You find the corridor that you assume leads to the toilets but it is a dead end. This always happens to you. You backtrack and take another corridor. The music echoes tinny past your ears, muted and pleasant but there is that low-level nausea and self-loathing creeping up on you as you realise that you are awful and your entire life is a pretense that you are cool enough to be here and that beautiful boy that seemed taller than the entire dancefloor will never look at you and you will have to drink a lot to avoid thinking about Mike’s smug face tomorrow at hangover AM in the flat for sure.

You can’t get into the ladies’ toilets. TYPICAL. Men’s it is. Just don’t look. Everyone will hate you if you look.

Are you peeing or throwing up?

Oh RPS, I found the magic bartender and I... oh god I did horrible things. No. You don’t understand. I drank and I drank and I did awful things. But I did everything and nothing and He was there and I fell in love with the Boy and he was the only thing there it was like the music was changing and morphing and...

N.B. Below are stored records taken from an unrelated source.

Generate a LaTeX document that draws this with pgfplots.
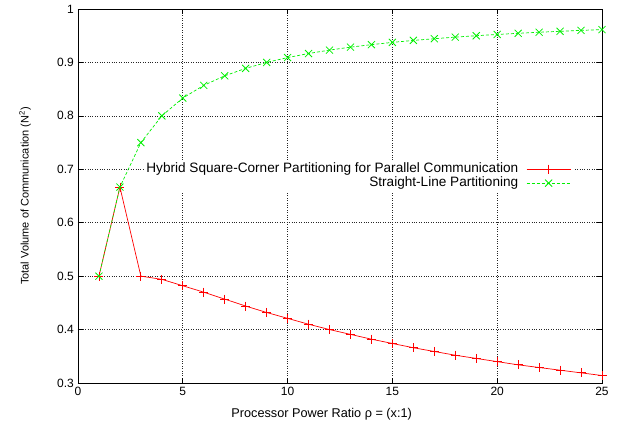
\documentclass[border=0pt]{standalone}
\usepackage{fontspec}
\setmainfont{Liberation Sans}
\usepackage{pgfplots}
\pgfplotsset{compat=1.18}
\definecolor{gpred}{RGB}{255,0,0}
\definecolor{gpgreen}{RGB}{0,240,0}
\begin{document}
\fontsize{12}{14}\selectfont
\begin{tikzpicture}
\useasboundingbox (-78pt,-49pt) rectangle (541pt,383pt);
\begin{axis}[
  at={(0pt,0pt)}, anchor=south west,
  scale only axis, width=524pt, height=374pt,
  xmin=0, xmax=25, ymin=0.3, ymax=1,
  xtick={0,5,10,15,20,25},
  ytick={0.3,0.4,0.5,0.6,0.7,0.8,0.9,1},
  /pgf/number format/assume math mode=true,
  yticklabel style={/pgf/number format/fixed,/pgf/number format/precision=1},
  tick align=inside, major tick length=5pt,
  tick style={black, line width=0.6pt},
  axis line style={black, line width=0.8pt},
  grid=major,
  grid style={black!85, dotted, line width=0.6pt},
  xlabel={\fontsize{12.7}{14}\selectfont Processor Power Ratio ρ = (x:1)},
  ylabel={\fontsize{11}{13}\selectfont Total Volume of Communication (N\textsuperscript{2})},
  xlabel style={at={(axis description cs:0.465,-0.083)}, anchor=center},
  ylabel style={at={(axis description cs:-0.101,0.5)}, anchor=center},
  legend cell align=right,
  legend plot pos=right,
  legend style={at={(axis description cs:0.945,0.595)}, anchor=north east,
    draw=none, fill=white, inner sep=2pt, row sep=1pt,
    nodes={inner sep=0pt, text height=10pt, text depth=3pt}},
  legend image code/.code={\draw[#1,mark repeat=2,mark phase=2] plot coordinates {(0pt,0pt) (22pt,0pt) (44pt,0pt)};},
]
\addplot[color=gpred, line width=0.7pt, mark=+, mark size=4.5pt, mark options={solid, line width=0.8pt}] coordinates {
(1,0.5) (2,0.6667) (3,0.500) (4,0.494) (5,0.482) (6,0.470) (7,0.457) (8,0.444)
(9,0.432) (10,0.421) (11,0.410) (12,0.400) (13,0.391) (14,0.382) (15,0.374)
(16,0.366) (17,0.359) (18,0.352) (19,0.346) (20,0.340) (21,0.334) (22,0.329)
(23,0.324) (24,0.319) (25,0.314)};
\addlegendentry{\fontsize{13.6}{15}\selectfont Hybrid Square-Corner Partitioning for Parallel Communication\kern8pt}
\addplot[color=gpgreen, line width=0.7pt, dash pattern=on 3pt off 2pt, mark=x, mark size=5pt, mark options={solid, line width=0.8pt}] coordinates {
(1,0.5) (2,0.6667) (3,0.75) (4,0.8) (5,0.8333) (6,0.8571) (7,0.875) (8,0.8889)
(9,0.9) (10,0.9091) (11,0.9167) (12,0.9231) (13,0.9286) (14,0.9333) (15,0.9375)
(16,0.9412) (17,0.9444) (18,0.9474) (19,0.95) (20,0.9524) (21,0.9545) (22,0.9565)
(23,0.9583) (24,0.96) (25,0.9615)};
\addlegendentry{\fontsize{13.6}{15}\selectfont Straight-Line Partitioning\kern8pt}
\end{axis}
\end{tikzpicture}
\end{document}
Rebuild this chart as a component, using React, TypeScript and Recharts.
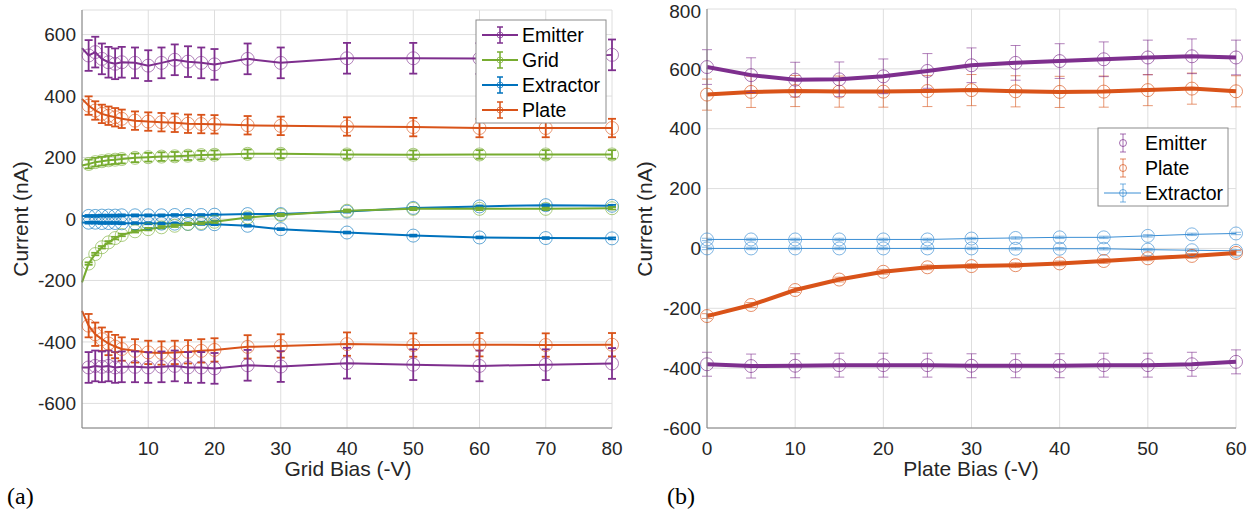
import React from 'react';
import { ComposedChart, Line, ErrorBar, XAxis, YAxis, CartesianGrid } from 'recharts';

const FONT = '"Liberation Sans", Arial, Helvetica, sans-serif';
const SERIF = '"Liberation Serif", "Times New Roman", serif';

const PURPLE = '#7E2F8E';
const GREEN = '#77AC30';
const BLUE = '#0072BD';
const ORANGE = '#D95319';
const SKY = '#3A8ED4';
const GRID = '#dedede';
const AXIS = '#808080';
const INK = '#262626';

// ---- (a) grid bias sweep ----
const gridBias = [0, 1, 2, 3, 4, 5, 6, 8, 10, 12, 14, 16, 18, 20, 25, 30, 40, 50, 60, 70, 80];
const gridBiasTicks = [10, 20, 30, 40, 50, 60, 70, 80];
const currentTicksA = [-600, -400, -200, 0, 200, 400, 600];

const emitterTopA = [556, 532, 543, 521, 510, 505, 510, 508, 499, 508, 518, 512, 508, 503, 521, 508, 523, 523, 522, 524, 534];
const emitterBotA = [-483, -483, -478, -481, -478, -483, -481, -481, -483, -481, -478, -483, -483, -486, -476, -480, -469, -474, -478, -474, -470];
const plateTopA = [391, 369, 353, 342, 336, 331, 326, 320, 317, 315, 313, 310, 309, 308, 305, 303, 301, 299, 296, 296, 296];
const plateBotA = [-299, -347, -375, -391, -405, -415, -423, -429, -434, -436, -434, -432, -429, -426, -416, -413, -407, -410, -409, -410, -409];
const gridTopA = [174, 179, 185, 188, 191, 193, 195, 199, 201, 203, 204, 206, 208, 209, 212, 212, 210, 209, 210, 210, 210];
const gridBotA = [-206, -145, -114, -92, -76, -62, -52, -40, -33, -27, -22, -16, -13, -9, 5, 13, 27, 33, 33, 33, 35];
const extractorTopA = [10, 10, 10, 11, 11, 11, 12, 12, 12, 12, 13, 13, 13, 14, 16, 16, 24, 36, 41, 45, 43];
const extractorBotA = [-11, -12, -12, -13, -13, -13, -14, -14, -14, -15, -15, -16, -16, -17, -22, -33, -44, -54, -60, -62, -63];

// half-length of the error bars
const emitterErrA = 50;
const plateTopErrA = 30;
const plateBotErrA = 38;
const gridTopErrA = 14;
const gridBotErrA = 4;
const extractorErrA = 3;

// ---- (b) plate bias sweep ----
const plateBias = [0, 5, 10, 15, 20, 25, 30, 35, 40, 45, 50, 55, 60];
const plateBiasTicks = [0, 10, 20, 30, 40, 50, 60];
const currentTicksB = [-600, -400, -200, 0, 200, 400, 600, 800];

const emitterTopB = [606, 579, 564, 565, 575, 593, 612, 620, 626, 632, 638, 642, 638];
const emitterBotB = [-387, -393, -392, -390, -390, -390, -392, -392, -392, -390, -390, -387, -379];
const plateTopB = [514, 523, 526, 524, 524, 526, 529, 525, 523, 524, 529, 534, 525];
const plateBotB = [-226, -189, -139, -104, -78, -63, -59, -56, -50, -42, -33, -25, -15];
const extractorTopB = [30, 30, 30, 30, 30, 30, 33, 35, 37, 37, 42, 47, 50];
const extractorBotB = [0, 0, 0, 0, 0, 0, 0, -1, -1, -1, -4, -6, -8];

const emitterTopErrB = 58;
const emitterBotErrB = 40;
const plateTopErrB = 52;
const plateBotErrB = 8;
const extractorErrB = 4;

const dataA = gridBias.map((x, i) => {
  const err = (v: number) => (i === 0 ? null : v);
  return {
    x,
    emitterTop: emitterTopA[i],
    emitterBot: emitterBotA[i],
    plateTop: plateTopA[i],
    plateBot: plateBotA[i],
    gridTop: gridTopA[i],
    gridBot: gridBotA[i],
    extractorTop: extractorTopA[i],
    extractorBot: extractorBotA[i],
    emitterErr: err(emitterErrA),
    plateTopErr: err(plateTopErrA),
    plateBotErr: err(plateBotErrA),
    gridTopErr: err(gridTopErrA),
    gridBotErr: err(gridBotErrA),
    extractorErr: err(extractorErrA),
  };
});

const dataB = plateBias.map((x, i) => ({
  x,
  emitterTop: emitterTopB[i],
  emitterBot: emitterBotB[i],
  plateTop: plateTopB[i],
  plateBot: plateBotB[i],
  extractorTop: extractorTopB[i],
  extractorBot: extractorBotB[i],
  emitterTopErr: emitterTopErrB,
  emitterBotErr: emitterBotErrB,
  plateTopErr: plateTopErrB,
  plateBotErr: plateBotErrB,
  extractorErr: extractorErrB,
}));

const legendA = [
  { name: 'Emitter', color: PURPLE },
  { name: 'Grid', color: GREEN },
  { name: 'Extractor', color: BLUE },
  { name: 'Plate', color: ORANGE },
];
const legendB = [
  { name: 'Emitter', color: PURPLE, line: false },
  { name: 'Plate', color: ORANGE, line: false },
  { name: 'Extractor', color: SKY, line: true },
];

// open circle marker; the first point of (a) has no marker
const ring = (color: string, r: number, opacity: number, skipFirst: boolean) => (p: any) => {
  if (p.cx == null || p.cy == null || (skipFirst && p.index === 0)) return <g key={`m-${p.index}`} />;
  return (
    <circle key={`m-${p.index}`} cx={p.cx} cy={p.cy} r={r} fill="none"
      stroke={color} strokeWidth={1} strokeOpacity={opacity} />
  );
};

const lineA = (key: string, errKey: string, color: string) => (
  <Line key={key} type="linear" dataKey={key} stroke={color} strokeWidth={2}
    dot={ring(color, 6.5, 0.6, true)} activeDot={false} isAnimationActive={false} legendType="none">
    <ErrorBar dataKey={errKey} width={4} stroke={color} strokeWidth={1.8} direction="y" isAnimationActive={false} />
  </Line>
);

const lineB = (key: string, errKey: string, color: string, width: number) => (
  <Line key={key} type="linear" dataKey={key} stroke={color} strokeWidth={width}
    dot={ring(color, 6.5, 0.65, false)} activeDot={false} isAnimationActive={false} legendType="none">
    <ErrorBar dataKey={errKey} width={5} stroke={color} strokeWidth={1} strokeOpacity={0.6} direction="y" isAnimationActive={false} />
  </Line>
);

const tickStyle = { fontSize: 19, fill: INK, fontFamily: FONT };

function LegendA() {
  return (
    <svg width={132} height={105} style={{ position: 'absolute', left: 475, top: 19 }}>
      <rect x={1} y={1} width={130} height={103} fill="#fff" stroke="#8c8c8c" strokeWidth={1} />
      {legendA.map((d, i) => {
        const cy = 16 + i * 25;
        return (
          <g key={d.name}>
            <line x1={7} x2={43} y1={cy} y2={cy} stroke={d.color} strokeWidth={2} />
            <line x1={25} x2={25} y1={cy - 8} y2={cy + 8} stroke={d.color} strokeWidth={1.5} />
            <line x1={22} x2={28} y1={cy - 8} y2={cy - 8} stroke={d.color} strokeWidth={1.5} />
            <line x1={22} x2={28} y1={cy + 8} y2={cy + 8} stroke={d.color} strokeWidth={1.5} />
            <circle cx={25} cy={cy} r={3} fill="none" stroke={d.color} strokeOpacity={0.7} />
            <text x={47} y={cy + 7} fontSize={19.5} fontFamily={FONT} fill="#000">{d.name}</text>
          </g>
        );
      })}
    </svg>
  );
}

function LegendB() {
  return (
    <svg width={132} height={80} style={{ position: 'absolute', left: 1097, top: 127 }}>
      <rect x={1} y={1} width={130} height={78} fill="#fff" stroke="#8c8c8c" strokeWidth={1} />
      {legendB.map((d, i) => {
        const cy = 16 + i * 25;
        return (
          <g key={d.name}>
            {d.line && <line x1={7} x2={44} y1={cy} y2={cy} stroke={d.color} strokeWidth={1} />}
            <line x1={26} x2={26} y1={cy - 9} y2={cy + 9} stroke={d.color} strokeWidth={1} strokeOpacity={0.7} />
            <line x1={23} x2={29} y1={cy - 9} y2={cy - 9} stroke={d.color} strokeWidth={1} strokeOpacity={0.7} />
            <line x1={23} x2={29} y1={cy + 9} y2={cy + 9} stroke={d.color} strokeWidth={1} strokeOpacity={0.7} />
            <circle cx={26} cy={cy} r={3.5} fill="none" stroke={d.color} strokeOpacity={0.7} />
            <text x={48} y={cy + 7} fontSize={19.5} fontFamily={FONT} fill="#000">{d.name}</text>
          </g>
        );
      })}
    </svg>
  );
}

export default function App() {
  return (
    <div style={{ position: 'absolute', left: 0, top: 0, width: 1250, height: 518, background: '#fff', fontFamily: FONT }}>
      {/* titles and panel tags */}
      <svg width={1250} height={518} style={{ position: 'absolute', left: 0, top: 0 }}>
        <text x={348} y={476} textAnchor="middle" fontSize={21} fontFamily={FONT} fill={INK}>Grid Bias (-V)</text>
        <text x={971} y={476} textAnchor="middle" fontSize={21} fontFamily={FONT} fill={INK}>Plate Bias (-V)</text>
        <text transform="translate(28,219) rotate(-90)" textAnchor="middle" fontSize={21} fontFamily={FONT} fill={INK}>Current (nA)</text>
        <text transform="translate(652,219) rotate(-90)" textAnchor="middle" fontSize={21} fontFamily={FONT} fill={INK}>Current (nA)</text>
        <text x={7} y={504} fontSize={24} fontFamily={SERIF} fill="#000">(a)</text>
        <text x={667} y={504} fontSize={24} fontFamily={SERIF} fill="#000">(b)</text>
      </svg>

      {/* (a) */}
      <div style={{ position: 'absolute', left: 0, top: 0 }}>
        <ComposedChart width={640} height={480} data={dataA} margin={{ top: 10, right: 28, bottom: 0, left: 0 }}>
          <CartesianGrid stroke={GRID} />
          <XAxis dataKey="x" type="number" domain={[0, 80]} ticks={gridBiasTicks} height={52}
            tickLine={false} tickSize={6} tickMargin={8} axisLine={{ stroke: AXIS }} tick={tickStyle} />
          <YAxis type="number" domain={[-680, 680]} ticks={currentTicksA} width={82}
            tickLine={false} tickSize={6} tickMargin={0} axisLine={{ stroke: AXIS }} tick={tickStyle} />
          {lineA('extractorTop', 'extractorErr', BLUE)}
          {lineA('extractorBot', 'extractorErr', BLUE)}
          {lineA('gridTop', 'gridTopErr', GREEN)}
          {lineA('gridBot', 'gridBotErr', GREEN)}
          {lineA('plateTop', 'plateTopErr', ORANGE)}
          {lineA('plateBot', 'plateBotErr', ORANGE)}
          {lineA('emitterTop', 'emitterErr', PURPLE)}
          {lineA('emitterBot', 'emitterErr', PURPLE)}
        </ComposedChart>
      </div>

      {/* (b) */}
      <div style={{ position: 'absolute', left: 625, top: 0 }}>
        <ComposedChart width={625} height={480} data={dataB} margin={{ top: 9, right: 14, bottom: 0, left: 0 }}>
          <CartesianGrid stroke={GRID} />
          <XAxis dataKey="x" type="number" domain={[0, 60]} ticks={plateBiasTicks} height={52}
            tickLine={false} tickSize={6} tickMargin={8} axisLine={{ stroke: AXIS }} tick={tickStyle} />
          <YAxis type="number" domain={[-600, 800]} ticks={currentTicksB} width={82}
            tickLine={false} tickSize={6} tickMargin={0} axisLine={{ stroke: AXIS }} tick={tickStyle} />
          {lineB('extractorTop', 'extractorErr', SKY, 1)}
          {lineB('extractorBot', 'extractorErr', SKY, 1)}
          {lineB('plateTop', 'plateTopErr', ORANGE, 4)}
          {lineB('plateBot', 'plateBotErr', ORANGE, 4)}
          {lineB('emitterTop', 'emitterTopErr', PURPLE, 4)}
          {lineB('emitterBot', 'emitterBotErr', PURPLE, 4)}
        </ComposedChart>
      </div>

      <LegendA />
      <LegendB />
    </div>
  );
}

Last night was awful, RPS. I was in love but... I did terrible things. I woke up this morning feeling guilt and dehydration and...

I guess I was just hallucinating. But the music, the music and the Boy were wonderful. You have to go to that club. You have to go to that club. I’ll take you. I won’t abandon you. I promise.

Unless He's there. If He's there you can buy your own drinks.

Slave of God is free, very short and totally worth challenging yourself to get to sunrise, and you can pick it up from here. The settings window is entitled “Dancefloor Configuration”, sadly there is no Saturday Night Fever option.